The final stop, appropriately, is the place where it all
began: Ground Zero. A basalt obelisk marks
the precise spot, while a nearby wooden structure covers
what is one of the last intact sheets of
trinitite, the glassy material that was formed on the
desert floor in the heat of the bomb's
explosion. "A lot of people selling Trinitite on Ebay
will advertise it as not radioactive," Eccles offers.
"Real trinitite will emit radiation. It's not hazardous—the
only way it would pose any danger
is if it were ground up and eaten."
Archaeologists of futures past, we've arrived at a nuclear
tomorrow entombed beneath the desert
floor. I am reminded of J. G. Ballard's story "The Terminal
Beach," about a man marooned on a
Bikini-like atomic test island. "The series of weapons
tests had fused the sand in layers, and
the pseudo-geological strata condensed the brief epochs,
microseconds in duration, of
thermonuclear time. Typically, the island inverted the
geologist's maxim, 'The key to the past lies in
the present.' Here, the key to the present lay in the
future.

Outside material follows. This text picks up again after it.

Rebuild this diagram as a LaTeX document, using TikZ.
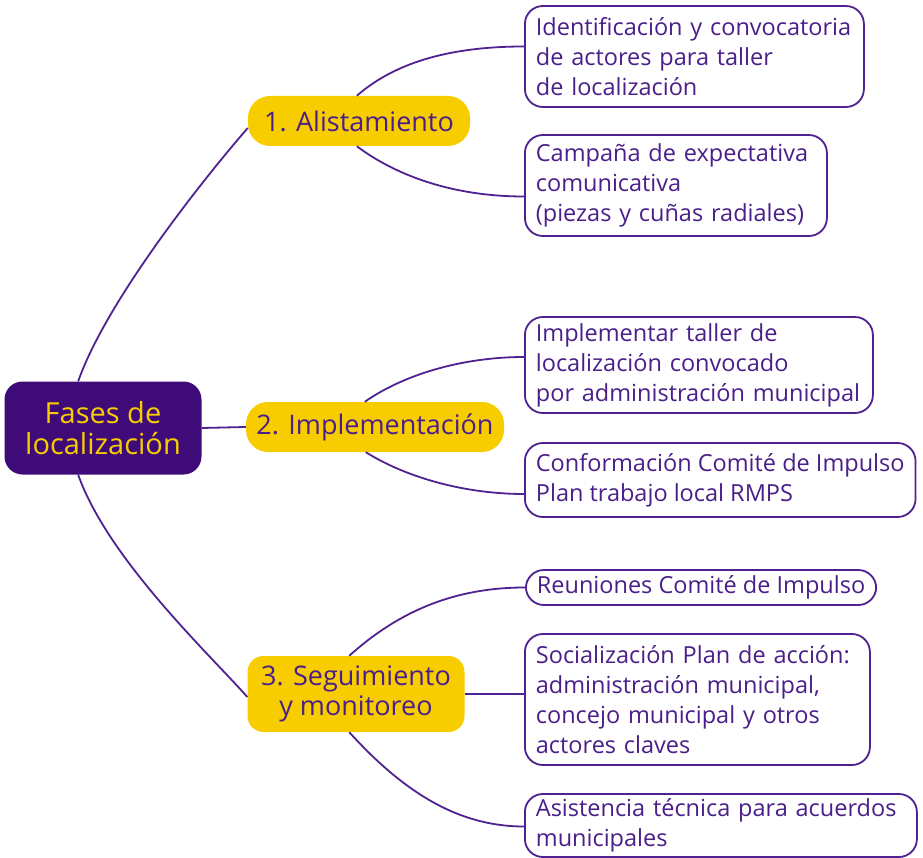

This island was a fossil of time future,
its bunkers and blockhouses illustrating the principle
that the fossil record of life was one of
armor and the exoskeleton." At White Sands and the
other fossil tomorrows adrift in the American
desert, we see portents of how the future was going to be.
Whether dystopic or Edenic, these
visions summoned America's ultimate faith in technology,
as well as a more primitive desire to
bring human meaning to a natural landscape.